Cet état de fait «ne peut jamais justifier la volonté d’imposer aux autres ses intérêts particuliers». Les différences politiques ou de développement ne doivent pas empêcher les hommes de «s’engager à travailler pour le progrès commun, pour le bien de tous».

Cela doit nous conduire à «laisser tomber de nos mains les armes», afin que la «véritable paix» soit «une paix désarmée». La paix ne peut pas être proposée «si nous utilisons l’intimidation de la guerre nucléaire comme recours légitime pour résoudre les conflits». Outre l’utilisation des armes nucléaires, le Pape condamne ainsi pour la première fois la possession de ces arsenaux et la politique de dissuasion.

«Rappeler, marcher ensemble, protéger» sont les «trois impératifs moraux» qui peuvent ouvrir la voie à la paix.

La mémoire est ainsi la «garantie» et un «encouragement» pour «construire un avenir plus juste et plus fraternel», «plus jamais».

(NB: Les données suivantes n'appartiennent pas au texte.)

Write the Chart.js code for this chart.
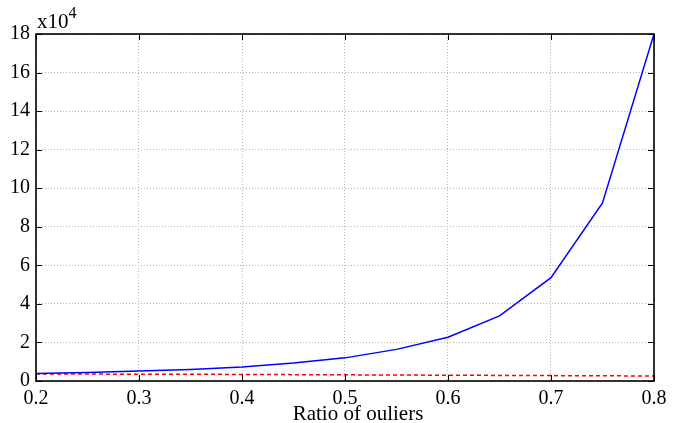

«Nous sommes appelés à marcher ensemble, avec un regard de compréhension et de pardon, ouvrant l’horizon à l’espérance et apportant un rayon de lumière au milieu des nombreux nuages qui assombrissent le ciel aujourd’hui. Ouvrons-nous à l’espérance, en nous convertissant en instruments de réconciliation et de paix.»

Il faut «nous protéger» et «nous reconnaître frères au destin commun.»